EXERCISE:
Will you output the lines between the ones holding "Write the Chart.js code for this chart." and "2.787, 2.321, 2.292];", inclusive, exactly as they stand, and only those lines, with the pictures left out?

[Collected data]
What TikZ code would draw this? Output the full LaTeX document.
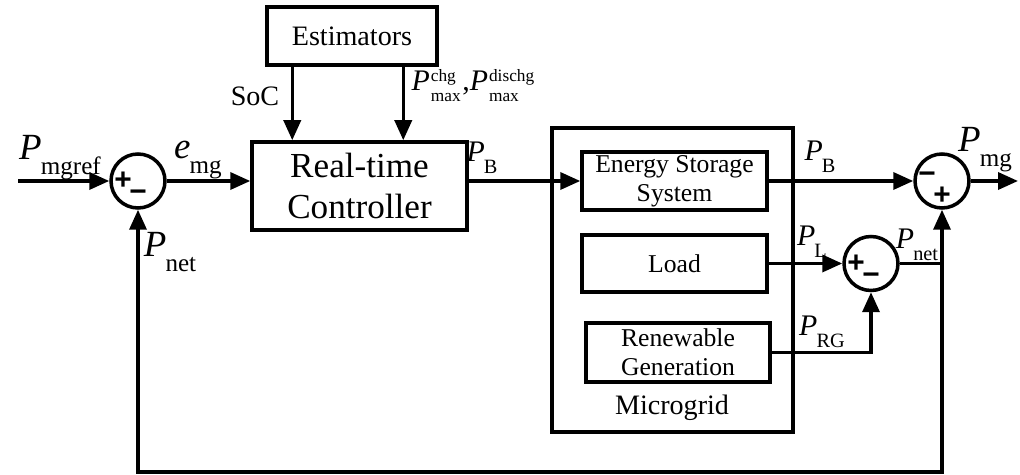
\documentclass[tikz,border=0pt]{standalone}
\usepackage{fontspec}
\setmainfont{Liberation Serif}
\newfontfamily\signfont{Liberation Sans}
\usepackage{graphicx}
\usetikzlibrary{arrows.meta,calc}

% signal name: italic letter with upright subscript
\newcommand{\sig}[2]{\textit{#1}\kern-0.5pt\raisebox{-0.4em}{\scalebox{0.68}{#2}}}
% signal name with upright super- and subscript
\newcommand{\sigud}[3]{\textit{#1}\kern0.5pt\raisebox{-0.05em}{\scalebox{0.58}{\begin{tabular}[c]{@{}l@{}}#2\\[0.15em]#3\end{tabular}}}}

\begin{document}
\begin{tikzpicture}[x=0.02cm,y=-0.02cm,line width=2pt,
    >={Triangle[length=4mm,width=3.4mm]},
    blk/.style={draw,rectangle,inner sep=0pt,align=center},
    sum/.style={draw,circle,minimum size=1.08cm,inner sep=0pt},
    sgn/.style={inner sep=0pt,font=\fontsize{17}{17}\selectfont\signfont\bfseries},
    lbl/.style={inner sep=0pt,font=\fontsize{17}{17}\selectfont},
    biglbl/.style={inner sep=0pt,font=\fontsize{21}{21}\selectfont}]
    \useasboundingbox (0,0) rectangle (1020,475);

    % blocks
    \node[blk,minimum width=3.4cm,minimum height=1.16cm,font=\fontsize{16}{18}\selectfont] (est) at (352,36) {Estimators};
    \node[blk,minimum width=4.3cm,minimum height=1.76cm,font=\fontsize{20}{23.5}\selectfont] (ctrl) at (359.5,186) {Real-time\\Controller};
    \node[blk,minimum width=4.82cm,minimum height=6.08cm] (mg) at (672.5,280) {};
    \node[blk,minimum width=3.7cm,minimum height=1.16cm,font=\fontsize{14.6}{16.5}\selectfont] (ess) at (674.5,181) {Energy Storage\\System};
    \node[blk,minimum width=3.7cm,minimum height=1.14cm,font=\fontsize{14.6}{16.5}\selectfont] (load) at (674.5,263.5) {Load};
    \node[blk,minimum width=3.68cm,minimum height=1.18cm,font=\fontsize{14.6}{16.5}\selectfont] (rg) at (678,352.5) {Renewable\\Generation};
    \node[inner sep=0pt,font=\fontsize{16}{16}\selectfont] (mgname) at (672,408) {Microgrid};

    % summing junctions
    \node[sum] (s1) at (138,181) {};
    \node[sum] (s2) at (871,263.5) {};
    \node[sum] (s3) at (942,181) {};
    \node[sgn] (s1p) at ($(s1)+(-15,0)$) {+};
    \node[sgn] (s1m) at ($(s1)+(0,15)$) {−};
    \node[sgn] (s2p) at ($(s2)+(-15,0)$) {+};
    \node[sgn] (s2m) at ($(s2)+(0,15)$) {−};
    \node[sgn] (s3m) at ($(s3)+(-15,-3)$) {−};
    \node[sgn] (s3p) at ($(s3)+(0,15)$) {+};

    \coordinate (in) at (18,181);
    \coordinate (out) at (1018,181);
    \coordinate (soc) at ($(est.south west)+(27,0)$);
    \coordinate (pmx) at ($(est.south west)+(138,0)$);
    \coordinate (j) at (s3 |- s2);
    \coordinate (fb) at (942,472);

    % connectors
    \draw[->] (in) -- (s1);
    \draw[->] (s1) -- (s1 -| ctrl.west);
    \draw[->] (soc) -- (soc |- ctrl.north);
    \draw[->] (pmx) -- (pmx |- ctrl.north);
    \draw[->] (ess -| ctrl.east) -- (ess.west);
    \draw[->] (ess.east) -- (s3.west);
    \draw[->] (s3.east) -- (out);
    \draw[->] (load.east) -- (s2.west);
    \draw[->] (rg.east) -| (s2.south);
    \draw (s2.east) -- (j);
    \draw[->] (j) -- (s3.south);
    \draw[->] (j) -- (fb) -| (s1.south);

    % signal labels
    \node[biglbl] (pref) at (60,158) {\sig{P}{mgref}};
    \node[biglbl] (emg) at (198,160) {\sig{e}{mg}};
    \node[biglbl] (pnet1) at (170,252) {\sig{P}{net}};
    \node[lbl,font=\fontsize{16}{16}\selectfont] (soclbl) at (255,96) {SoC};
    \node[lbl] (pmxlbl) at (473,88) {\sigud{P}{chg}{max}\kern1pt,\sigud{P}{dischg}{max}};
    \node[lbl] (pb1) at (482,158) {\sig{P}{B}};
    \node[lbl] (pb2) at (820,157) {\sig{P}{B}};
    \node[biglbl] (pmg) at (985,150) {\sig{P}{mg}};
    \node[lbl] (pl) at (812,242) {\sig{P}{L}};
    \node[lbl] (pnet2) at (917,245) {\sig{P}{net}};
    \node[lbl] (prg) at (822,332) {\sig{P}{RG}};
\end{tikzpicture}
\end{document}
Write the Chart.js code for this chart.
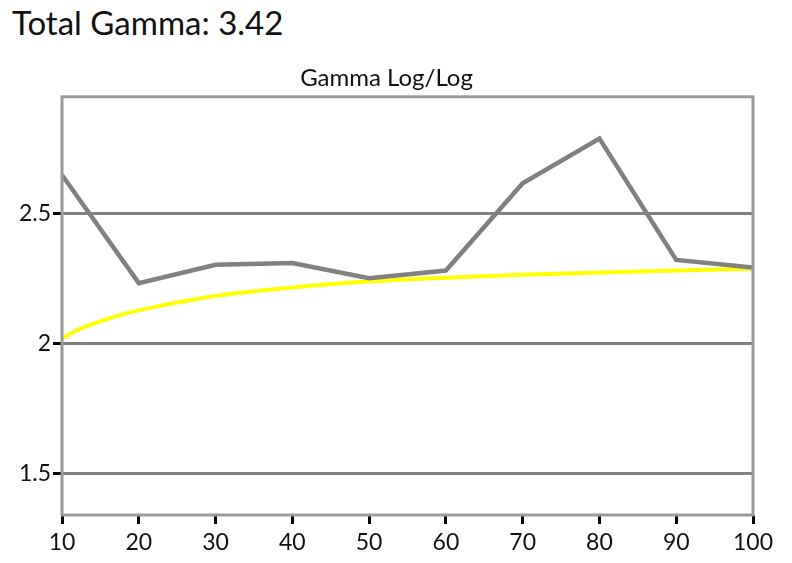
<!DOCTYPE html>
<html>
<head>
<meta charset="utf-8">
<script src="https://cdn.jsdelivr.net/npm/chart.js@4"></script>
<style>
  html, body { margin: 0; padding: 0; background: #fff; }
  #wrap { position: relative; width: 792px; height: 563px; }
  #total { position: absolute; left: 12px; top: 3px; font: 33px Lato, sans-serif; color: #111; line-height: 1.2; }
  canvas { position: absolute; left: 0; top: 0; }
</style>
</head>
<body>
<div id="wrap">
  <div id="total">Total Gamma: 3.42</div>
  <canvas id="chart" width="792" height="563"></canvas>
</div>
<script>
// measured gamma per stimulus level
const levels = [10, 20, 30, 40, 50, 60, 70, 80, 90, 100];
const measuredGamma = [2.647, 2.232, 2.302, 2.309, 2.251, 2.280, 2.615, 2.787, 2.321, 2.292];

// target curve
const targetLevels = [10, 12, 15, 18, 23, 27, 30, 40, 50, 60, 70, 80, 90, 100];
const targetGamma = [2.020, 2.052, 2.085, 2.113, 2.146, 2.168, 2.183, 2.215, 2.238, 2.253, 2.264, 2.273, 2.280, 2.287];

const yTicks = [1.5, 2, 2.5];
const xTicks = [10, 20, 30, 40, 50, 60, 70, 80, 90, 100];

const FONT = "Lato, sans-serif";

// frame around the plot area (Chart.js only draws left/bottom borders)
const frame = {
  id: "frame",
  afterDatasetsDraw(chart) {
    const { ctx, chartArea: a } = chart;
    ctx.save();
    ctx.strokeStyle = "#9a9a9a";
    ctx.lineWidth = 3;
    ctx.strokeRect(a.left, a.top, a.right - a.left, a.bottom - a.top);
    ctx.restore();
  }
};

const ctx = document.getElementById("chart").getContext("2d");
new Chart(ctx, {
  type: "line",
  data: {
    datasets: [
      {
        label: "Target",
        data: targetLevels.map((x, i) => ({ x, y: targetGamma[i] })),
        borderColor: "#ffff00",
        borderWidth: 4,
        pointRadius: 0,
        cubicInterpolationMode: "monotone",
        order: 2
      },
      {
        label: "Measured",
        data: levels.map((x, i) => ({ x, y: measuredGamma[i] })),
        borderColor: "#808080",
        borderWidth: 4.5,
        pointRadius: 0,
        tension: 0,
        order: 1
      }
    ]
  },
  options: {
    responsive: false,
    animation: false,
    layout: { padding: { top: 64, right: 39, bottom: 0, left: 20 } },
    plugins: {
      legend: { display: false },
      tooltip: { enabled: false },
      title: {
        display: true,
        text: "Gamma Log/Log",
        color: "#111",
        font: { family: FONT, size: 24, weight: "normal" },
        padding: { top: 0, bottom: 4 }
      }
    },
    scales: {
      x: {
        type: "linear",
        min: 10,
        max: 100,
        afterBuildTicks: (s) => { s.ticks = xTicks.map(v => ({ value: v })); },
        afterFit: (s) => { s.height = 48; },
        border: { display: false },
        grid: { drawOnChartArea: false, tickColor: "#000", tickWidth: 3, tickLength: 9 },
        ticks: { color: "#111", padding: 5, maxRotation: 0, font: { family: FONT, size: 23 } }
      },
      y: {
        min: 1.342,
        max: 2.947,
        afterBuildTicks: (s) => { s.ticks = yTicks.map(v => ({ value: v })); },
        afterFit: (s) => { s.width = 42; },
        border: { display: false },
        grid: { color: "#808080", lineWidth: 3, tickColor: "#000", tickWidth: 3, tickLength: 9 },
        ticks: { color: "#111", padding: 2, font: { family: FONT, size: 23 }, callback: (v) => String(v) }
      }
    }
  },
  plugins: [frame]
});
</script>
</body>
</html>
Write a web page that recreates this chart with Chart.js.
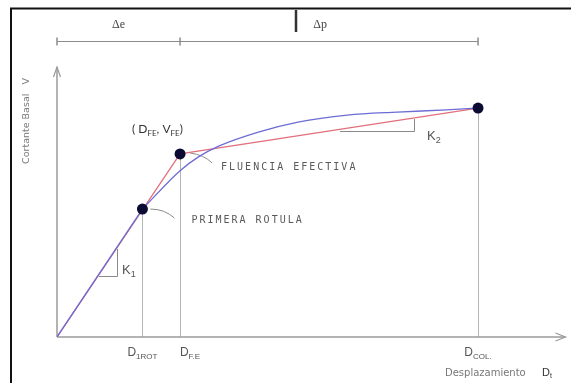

COMPLETE RESPONSE:
Write the Chart.js code for this chart.
<!DOCTYPE html>
<html>
<head>
<meta charset="utf-8">
<script src="https://cdn.jsdelivr.net/npm/chart.js@4"></script>
<style>
  html, body { margin: 0; padding: 0; background: #fff; }
  #wrap { position: relative; width: 792px; height: 563px; }
  #total { position: absolute; left: 12px; top: 3px; font: 33px Lato, sans-serif; color: #111; line-height: 1.2; }
  canvas { position: absolute; left: 0; top: 0; }
</style>
</head>
<body>
<div id="wrap">
  <div id="total">Total Gamma: 3.42</div>
  <canvas id="chart" width="792" height="563"></canvas>
</div>
<script>
// measured gamma per stimulus level
const levels = [10, 20, 30, 40, 50, 60, 70, 80, 90, 100];
const measuredGamma = [2.647, 2.232, 2.302, 2.309, 2.251, 2.280, 2.615, 2.787, 2.321, 2.292];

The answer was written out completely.